Failure modes & checklist
Failure modes
- Annotations that fight the math. Sharding operands on mismatched axes so the propagator must reshard with all-to-all at every op. Signal: the trace is dominated by all-to-all collectives, not matmuls; step time barely improves as you add devices.
- Trusting propagation blindly on a huge graph. Under-annotating so the compiler picks a globally poor layout it can't escape. Signal: unexpected all-gathers of large activations; comm bytes far above the Megatron one-all-reduce-per-block baseline.
- No overlap. Collectives placed correctly but on the critical path, so the device idles on the wire. Signal: a gap in the timeline exactly the length of each all-reduce; MFU well below what FLOPs predict.
- Tensor-parallel collectives crossing a node boundary. Mapping the heavy all-reduce axis onto the slow inter-node link. Signal: per-step time scales with inter-node bandwidth, not NVLink (cross-link cs336/09 — TP ≤ GPUs/node).
- Mismatched forward/backward shardings. Letting autodiff (lesson 12) produce a backward whose layouts disagree with the forward, forcing extra reshards. Signal: the backward has more collectives than the forward for a symmetric block.
Checklist
- Annotate the few load-bearing tensors (inputs, parameters) and let propagation infer the rest — don't hand-spec every value.
- Align operands on the contraction dim so a two-matmul block closes with one all-reduce, the Megatron-optimal cost.
- Place the heavy axis on the fast link — tensor-parallel collectives on NVLink intra-node, data-parallel reduce-scatter on the wide cheap axis.
- Confirm overlap in the profile: every collective should hide under independent compute; bucket small collectives via fusion.

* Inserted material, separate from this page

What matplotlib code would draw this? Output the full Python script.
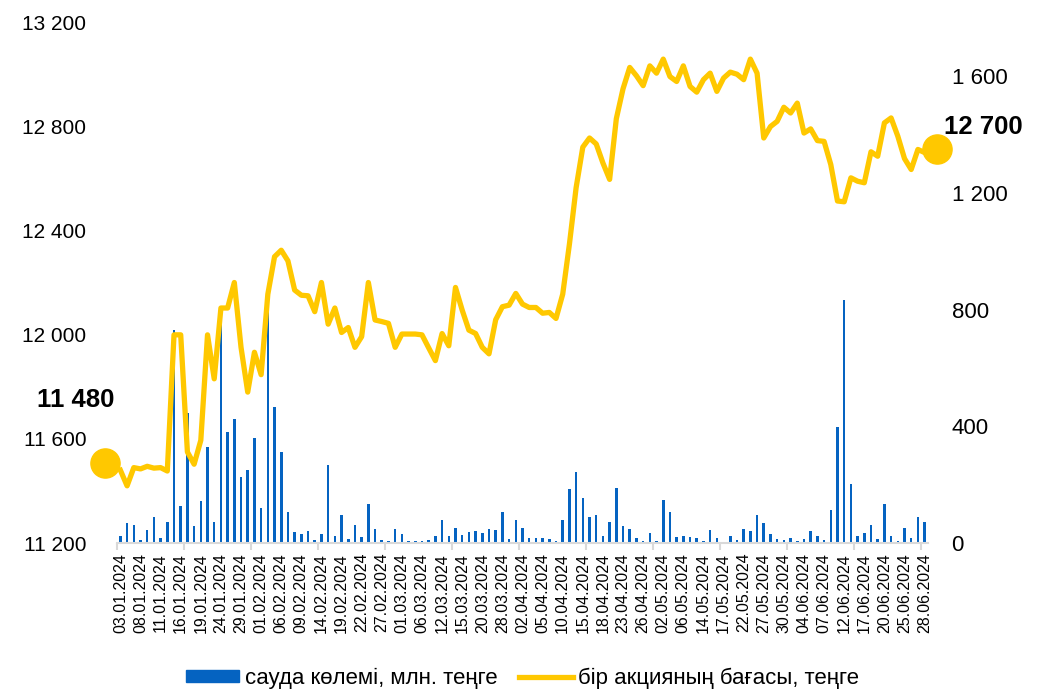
import numpy as np
import matplotlib.pyplot as plt
from matplotlib import transforms
from matplotlib.patches import Patch
from matplotlib.lines import Line2D

plt.rcParams['font.family'] = ['Liberation Sans', 'DejaVu Sans']

# every 3rd trading day is labelled on the x axis
tick_labels = ["03.01.2024", "08.01.2024", "11.01.2024", "16.01.2024", "19.01.2024",
               "24.01.2024", "29.01.2024", "01.02.2024", "06.02.2024", "09.02.2024",
               "14.02.2024", "19.02.2024", "22.02.2024", "27.02.2024", "01.03.2024",
               "06.03.2024", "12.03.2024", "15.03.2024", "20.03.2024", "28.03.2024",
               "02.04.2024", "05.04.2024", "10.04.2024", "15.04.2024", "18.04.2024",
               "23.04.2024", "26.04.2024", "02.05.2024", "06.05.2024", "14.05.2024",
               "17.05.2024", "22.05.2024", "27.05.2024", "30.05.2024", "04.06.2024",
               "07.06.2024", "12.06.2024", "17.06.2024", "20.06.2024", "25.06.2024",
               "28.06.2024"]

# share price, tenge (left axis)
price = [11480, 11420, 11490, 11485, 11495, 11488, 11490, 11477, 12000, 12000,
         11550, 11503, 11595, 12000, 11831, 12103, 12103, 12201, 11952, 11780,
         11933, 11847, 12156, 12300, 12325, 12284, 12172, 12152, 12150, 12089,
         12201, 12041, 12103, 12009, 12028, 11952, 11993, 12201, 12057, 12051,
         12044, 11952, 12003, 12003, 12003, 12000, 11950, 11901, 12005, 11958,
         12182, 12095, 12018, 12005, 11952, 11927, 12058, 12108, 12114, 12159,
         12118, 12105, 12105, 12083, 12086, 12063, 12156, 12348, 12565, 12721,
         12756, 12733, 12660, 12597, 12830, 12945, 13027, 12995, 12957, 13033,
         13005, 13059, 12992, 12973, 13033, 12954, 12932, 12980, 13005, 12935,
         12986, 13009, 13001, 12980, 13059, 13005, 12756, 12800, 12820, 12874,
         12852, 12890, 12775, 12791, 12746, 12743, 12654, 12514, 12511, 12603,
         12590, 12584, 12703, 12686, 12814, 12833, 12763, 12677, 12635, 12712,
         12700]

# trading volume, mln tenge (right axis)
volume = [23, 68, 63, 11, 46, 89, 17, 71, 729, 128,
          447, 59, 143, 331, 73, 805, 382, 424, 226, 249,
          359, 120, 840, 465, 312, 105, 37, 32, 42, 11,
          32, 267, 25, 97, 15, 62, 22, 134, 48, 11,
          9, 48, 30, 9, 9, 9, 11, 23, 80, 23,
          51, 27, 39, 42, 34, 50, 44, 106, 14, 80,
          51, 19, 16, 19, 15, 6, 78, 185, 245, 154,
          91, 95, 23, 74, 188, 59, 49, 19, 8, 34,
          8, 148, 105, 22, 25, 22, 19, 8, 44, 19,
          5, 23, 10, 48, 42, 96, 68, 30, 15, 11,
          16, 6, 14, 43, 26, 11, 112, 397, 833, 201,
          23, 34, 63, 14, 135, 23, 9, 52, 16, 89,
          74]

blue = '#0563C1'
gold = '#FFC800'

x = np.arange(len(price))

fig = plt.figure(figsize=(10.45, 6.91), dpi=100)
ax = fig.add_axes([0.112, 0.214, 0.776, 0.7536])
ax2 = ax.twinx()

# bars first so the line sits on top of them
ax.bar(x, volume, width=0.38, color=blue, zorder=2)
ax.set_ylim(0, 1785)
ax.set_yticks([0, 400, 800, 1200, 1600])
ax.set_yticklabels([f"{v:,}".replace(",", " ") for v in [0, 400, 800, 1200, 1600]])
ax.yaxis.tick_right()
ax.tick_params(axis='y', length=0, pad=17, labelsize=16, labelcolor='black')

ax2.plot(x, price, color=gold, lw=3.8, solid_joinstyle='round', zorder=3)
ax2.set_ylim(11200, 13200)
yt = np.arange(11200, 13201, 400)
ax2.set_yticks(yt)
ax2.set_yticklabels([f"{v:,}".replace(",", " ") for v in yt])
ax2.yaxis.tick_left()
ax2.tick_params(axis='y', length=0, pad=22, labelsize=15, labelcolor='black')

# end markers and their value labels
off_l = transforms.offset_copy(ax2.transData, fig=fig, x=-15, y=7, units='dots')
off_r = transforms.offset_copy(ax2.transData, fig=fig, x=12, y=4, units='dots')
ax2.plot([x[0]], [price[0]], 'o', ms=21, color=gold, transform=off_l, clip_on=False, zorder=4)
ax2.plot([x[-1]], [price[-1]], 'o', ms=21, color=gold, transform=off_r, clip_on=False, zorder=4)
ax2.annotate(f"{price[0]:,}".replace(",", " "), (x[0], price[0]), xytext=(-45, 70),
             textcoords='offset pixels', ha='center', va='center',
             fontsize=18.5, fontweight='bold', annotation_clip=False)
ax2.annotate(f"{price[-1]:,}".replace(",", " "), (x[-1], price[-1]), xytext=(59, 26),
             textcoords='offset pixels', ha='center', va='center',
             fontsize=18.5, fontweight='bold', annotation_clip=False)

ax.set_xlim(-0.5, len(price) - 0.5)
ax.set_xticks(x[::3])
ax.set_xticklabels(tick_labels, rotation=90, fontsize=11.5)
ax.tick_params(axis='x', length=0, pad=7)
ax.set_xticks(np.arange(-0.5, len(price), 10), minor=True)
ax.tick_params(axis='x', which='minor', length=5, width=1.5, color='#D9D9D9')

for a in (ax, ax2):
    for s in ('top', 'left', 'right'):
        a.spines[s].set_visible(False)
    a.spines['bottom'].set_color('#D9D9D9')
    a.spines['bottom'].set_linewidth(1.5)
ax2.spines['bottom'].set_visible(False)

handles = [Patch(color=blue), Line2D([], [], color=gold, lw=3.8)]
fig.legend(handles, ["сауда көлемі, млн. теңге", "бір акцияның бағасы, теңге"],
           loc='lower center', bbox_to_anchor=(0.5, -0.026), ncol=2, frameon=False,
           fontsize=16, handlelength=2.4, handleheight=0.45, columnspacing=1.0,
           handletextpad=0.25)

fig.savefig('out.png', dpi=100)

- Check the comm bill against the baseline — one all-reduce per attention/MLP block forward and backward; more means the propagation chose a poor layout.
Checkpoint
Where this points next
You can now take a single-device graph and, from a handful of sharding hints, get a correct, overlapped SPMD program for hundreds of devices — partitioning is a pass like any other, and it composes with fusion, autodiff, and dynamic shapes because they all share the preserve-the-math invariant. That completes the catalog: you have seen every pass a modern ML compiler runs, each one forced by the wall the previous one hit. But all of those passes share an unspoken assumption: that the compiler can generate every op in the graph, and that once kernels are emitted the job is done. That is exactly what shipping a model to production breaks. The next lesson opens Part VI — making the compiled model shippable — and starts with the first crack: the long tail of ops the compiler cannot generate, and what to do when it hits one. That is 14 · Operator coverage — decomposition & the long tail.
Interview prompts
- What is a sharding spec and a device mesh, and why annotate only a few tensors? (§2–3 — a mesh is N devices as a named grid; a spec says, per tensor dim, replicate or shard along a mesh axis. You annotate a few load-bearing tensors and the propagator infers the rest by minimizing communication, so one spec scales to any device count.)
- How does sharding propagation decide where to put a collective? (§3 — it pushes shardings through the graph as a dataflow property; at each op it picks the layout minimizing comm, and inserts a collective wherever producer and consumer layouts disagree — e.g. operands sharded on the contraction dim need one all-reduce to sum partials.)
- Why does a good vs bad annotation change the comm bill by an order of magnitude? (§3 — aligned operands close a block with one all-reduce (≈2× the result tensor); misaligned operands force an all-to-all reshard before the matmul, moving far more bytes, and that cost repeats at every layer.)
- Distinguish all-reduce, all-gather, reduce-scatter, all-to-all and where each appears. (§3 — all-reduce sums partials so all get the full result (row-parallel matmul); all-gather concatenates shards to replicate; reduce-scatter sums and keeps a slice each (FSDP grads); all-to-all is a full sharding transpose (resharding, MoE routing).)
- Why is collective scheduling the same problem as loop scheduling? (§4 — placement decides performance: a collective on the critical path idles the device, so you reorder to overlap it with independent compute on a separate stream and fuse small collectives into bucketed ones — exactly the scheduling/fusion moves from lessons 08 and 05, applied to comm.)
- Compare GSPMD/Shardy, DTensor, and Megatron. (§5 — GSPMD/Shardy: annotate, compiler propagates + inserts + overlaps, most automatic; DTensor: placements on a mesh, collectives at redistribution, torch.compile overlaps; Megatron: human rewrites the model with parallel layers and hand-placed collectives — peak for fixed recipes, the baseline compilers chase.)
- Why does compiler-based partitioning compose with the rest of the compiler when hand-sharding doesn't? (§1 — inserting a collective preserves the math, so it's just another semantics-preserving pass; it re-runs against fused, autodiffed, dynamically-shaped graphs, whereas hand-placed collectives break the moment you repartition or fuse a layer.)